The City has seven gates linking it to the Imperial City. From the Great Golden Gate, you will enter a large paved area, backed by the foundations of everything that used to be there. To your left and right there are two small buildings that house many artefacts of the City. In the left house, you can dress up as an Emperor and have your photo taken sitting on a throne (really makes you wonder sometimes). There are only a handful of buildings within the city that have been completely destroyed.
This pagoda overlooks the southwest bank of the Perfume River, around 4km south of the railway bridge crossing. This was the home of the Buddhist monk Thich Quang Duc, who burnt himself to death in protest to the Ngo Dinh Diem regime. The motor car that took him to the site of his self-immolation in Ho Chi Minh City in 1963 is out back. The pagoda has been adopted as the symbol of Hue City and is very popular with both foreign and local tourists, hence the trinket sellers and beggars out front. Behind the pagoda is a lovely garden and a large glass encased smiling Buddha. To the left of the pagoda is a huge bell dating to the 18 century and is said to be audible 10 km away.

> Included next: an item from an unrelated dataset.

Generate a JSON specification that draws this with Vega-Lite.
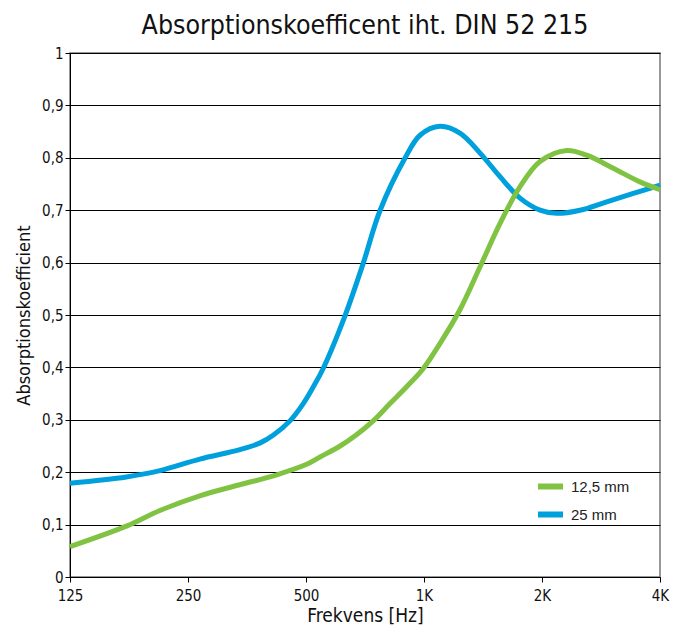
{
  "$schema": "https://vega.github.io/schema/vega-lite/v6.json",
  "width": 590,
  "height": 524,
  "autosize": {"type": "none"},
  "padding": {"left": 70, "top": 53, "right": 22, "bottom": 55},
  "background": "white",
  "title": {"text": "Absorptionskoefficent iht. DIN 52 215", "fontSize": 26.5, "font": "DejaVu Sans Condensed", "fontWeight": "normal", "color": "#111", "anchor": "middle", "offset": 7},
  "config": {
    "view": {"stroke": "#777", "strokeWidth": 1.5},
    "axis": {"labelFont": "DejaVu Sans Condensed", "titleFont": "DejaVu Sans Condensed", "labelFontSize": 15, "titleFontSize": 18, "titleFontWeight": "normal", "labelColor": "#111", "titleColor": "#111", "domainColor": "#000", "tickColor": "#000", "gridColor": "#000", "gridOpacity": 1}
  },
  "data": {"values": [
    {"f": 125, "a": 0.179, "s": "25 mm"},
    {"f": 174, "a": 0.191, "s": "25 mm"},
    {"f": 212, "a": 0.203, "s": "25 mm"},
    {"f": 268, "a": 0.225, "s": "25 mm"},
    {"f": 339, "a": 0.243, "s": "25 mm"},
    {"f": 382, "a": 0.256, "s": "25 mm"},
    {"f": 413, "a": 0.271, "s": "25 mm"},
    {"f": 455, "a": 0.298, "s": "25 mm"},
    {"f": 492, "a": 0.331, "s": "25 mm"},
    {"f": 522, "a": 0.363, "s": "25 mm"},
    {"f": 553, "a": 0.398, "s": "25 mm"},
    {"f": 629, "a": 0.499, "s": "25 mm"},
    {"f": 700, "a": 0.599, "s": "25 mm"},
    {"f": 772, "a": 0.699, "s": "25 mm"},
    {"f": 894, "a": 0.799, "s": "25 mm"},
    {"f": 977, "a": 0.843, "s": "25 mm"},
    {"f": 1099, "a": 0.860, "s": "25 mm"},
    {"f": 1235, "a": 0.847, "s": "25 mm"},
    {"f": 1390, "a": 0.809, "s": "25 mm"},
    {"f": 1563, "a": 0.764, "s": "25 mm"},
    {"f": 1758, "a": 0.723, "s": "25 mm"},
    {"f": 1977, "a": 0.700, "s": "25 mm"},
    {"f": 2181, "a": 0.694, "s": "25 mm"},
    {"f": 2500, "a": 0.700, "s": "25 mm"},
    {"f": 2925, "a": 0.716, "s": "25 mm"},
    {"f": 3420, "a": 0.732, "s": "25 mm"},
    {"f": 4000, "a": 0.748, "s": "25 mm"},
    {"f": 125, "a": 0.058, "s": "12,5 mm"},
    {"f": 174, "a": 0.097, "s": "12,5 mm"},
    {"f": 212, "a": 0.127, "s": "12,5 mm"},
    {"f": 268, "a": 0.155, "s": "12,5 mm"},
    {"f": 339, "a": 0.176, "s": "12,5 mm"},
    {"f": 421, "a": 0.195, "s": "12,5 mm"},
    {"f": 502, "a": 0.215, "s": "12,5 mm"},
    {"f": 543, "a": 0.229, "s": "12,5 mm"},
    {"f": 611, "a": 0.250, "s": "12,5 mm"},
    {"f": 674, "a": 0.272, "s": "12,5 mm"},
    {"f": 742, "a": 0.298, "s": "12,5 mm"},
    {"f": 819, "a": 0.331, "s": "12,5 mm"},
    {"f": 903, "a": 0.363, "s": "12,5 mm"},
    {"f": 996, "a": 0.398, "s": "12,5 mm"},
    {"f": 1099, "a": 0.446, "s": "12,5 mm"},
    {"f": 1235, "a": 0.510, "s": "12,5 mm"},
    {"f": 1390, "a": 0.592, "s": "12,5 mm"},
    {"f": 1563, "a": 0.675, "s": "12,5 mm"},
    {"f": 1758, "a": 0.745, "s": "12,5 mm"},
    {"f": 1977, "a": 0.793, "s": "12,5 mm"},
    {"f": 2312, "a": 0.814, "s": "12,5 mm"},
    {"f": 2600, "a": 0.805, "s": "12,5 mm"},
    {"f": 3040, "a": 0.780, "s": "12,5 mm"},
    {"f": 3556, "a": 0.754, "s": "12,5 mm"},
    {"f": 4000, "a": 0.739, "s": "12,5 mm"}
  ]},
  "mark": {"type": "line", "interpolate": "catmull-rom", "strokeWidth": 5, "strokeCap": "butt"},
  "encoding": {
    "x": {"field": "f", "type": "quantitative", "scale": {"type": "log", "base": 2, "domain": [125, 4000], "nice": false},
      "axis": {"title": "Frekvens [Hz]", "titleFontSize": 19, "values": [125, 250, 500, 1000, 2000, 4000], "labelExpr": "datum.value >= 1000 ? (datum.value/1000) + 'K' : datum.value + ''", "grid": false, "tickSize": 5, "labelPadding": 6, "labelFlush": false, "titlePadding": 3}},
    "y": {"field": "a", "type": "quantitative", "scale": {"domain": [0, 1], "nice": false},
      "axis": {"title": "Absorptionskoefficient", "values": [0, 0.1, 0.2, 0.3, 0.4, 0.5, 0.6, 0.7, 0.8, 0.9, 1], "labelExpr": "replace(format(datum.value, '.1~f'), '.', ',')", "tickSize": 5, "labelPadding": 2, "titlePadding": 8}},
    "color": {"field": "s", "type": "nominal", "scale": {"domain": ["12,5 mm", "25 mm"], "range": ["#80c343", "#00a0dc"]},
      "legend": {"title": null, "orient": "none", "legendX": 465, "legendY": 418, "symbolType": "stroke", "symbolStrokeWidth": 6, "symbolSize": 625, "labelFontSize": 15, "labelFont": "Liberation Sans", "labelColor": "#222", "rowPadding": 0, "labelOffset": 5}}
  }
}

The road to Thien Mu Pagoda runs along the bank of the Perfume River and is great for a late afternoon ride as many boats are returning upriver. The light is just great so take your camera. The road also passes by a Portuguese church and also a mid sized fresh produce market, which stocks excellent fruit.
Hue was the imperial centre of the Nguyen Dynasty which was founded in 1802 by Emperor Gia Long, and lasted until 1945. The banks of the Perfume River around the Imperial City became the royal graveyard for the thirteen rulers of this area. The majority of Vietnamese practice ancestor worship, regarding death as a passage into another existence. They believe the layout of a tomb affects the soul's journey to the spirit world, and the fortunes of the living relatives are determined through formal ceremonies to the dead and protection of the tomb. Desecration of a tomb would have detrimental affects upon both the living ancestors and the souls chance of reaching the ultimate resting place in the spirit world. The tombs of the Emperors were even more important as their position would determine the future of the Dynasty. The Emperors of the Nguyen Dynasty there fore established their own Valley of the Dead, which is believed to be protected in both the physical and spiritual worlds.
Tu Duc was the Emperor of Vietnam from 1848 to 1883. He is regarded as one of the more decadent cruel Vietnamese Emperors. Although he was a dedicated Confucian, his lifestyle was unusual in all areas. At each mail he would have a choice of fifty dishes that were delivered by fifty servants and prepared by fifty chefs! He had over one hundred wives and quite a few girlfriends on the side, although he never had children. When Tu Duc drank tea, the water was collected as dew from lotus leaves. He also had one of his brothers put to death after his involvement in a revolt against him. His tomb was constructed between 1864 and 1867 and is own of the more grandiose tombs in Hue City's surrounds. In an attempt to foil grave robbers, his body was not even buried in the tomb, and all those who were involved in the burial were beheaded. His body and treasures are at a destination that remains unknown.
The centrepiece of the tomb is a huge stone tablet that is estimated to weigh over twenty tonnes upon which are inscribed various clarifications of his rule. There are also a number of temples and other buildings within the tomb grounds, along with a nice lake with an island in the centre. Towards the end of his rule, Tu Duc spent a lot of time on this island and generally within his tomb, accompanied by his entourage. The tomb of Tu Duc is about 7 km out of the centre of Hue city.
Minh Mang Emperor ruled from 1820 to 1840 and was responsible for some of the major construction upon the Imperial City. It was also the actions of Minh Mang towards the Catholic missionaries which first brought French military power to bear on Vietnam. The ground of his tomb are large and peaceful, and his actual bomb oversees the Lake of Tranquillity. The first entrance is guarded by a life size stone entourage of soldiers, horses and elephants, and opens to a courtyard containing three temples. Past the temples, you will cross Trung Minh Ho (The Lake of Impeccable Clarity) which is bridged in three places. The central bridge was for the sole use of the Emperor whilst the other two were for his entourage. Beyond the pond there is Sung An Temple that Minh Mang dedicated to his Empress. Following this temple you need to cross another bridge before reaching his tomb that is a huge walled-in dirt mound, which you cannot enter. To give Minh Mang peace of mind whilst ruling, all his servants were eunuchs.
Khai Dinh Emperor ruled from 1916 to 1925, and his tomb majestically appears from the side of a mountain covered by forest. Unfortunately, the tomb lacks the harmonious blending with nature that many of the other tombs and Vietnamese architecture tries to achieve. This is due to the fact that the tomb was built earlier this century during the French colonial occupation and under their influence. The weather-stained and blackened concrete walls make the tomb seem older than it actually is, but the different style of Khai Dinh's tomb makes it worth a visit.
The tomb is layered, and each stage is divided by stairs. The entrance to the tomb begins with a long climb up from the street level staircase that is bound by dragon banisters. This opens up onto a courtyard, but it is the second level that has a stone statued entourage made up of life size mandarins, horses and elephants. You must contend with more stairs to get to the main part of the tomb and to where Emperor Khai Dinh is buried. The Khai Dinh temple is 10 km south of Hue City, and a sealed road passes straight past its entrance. The view from the top is quite beautiful, looking at the plains and surrounding mountains. The large white statue farther south standing on a hillside is of Quan Am, the Goddess of Mercy.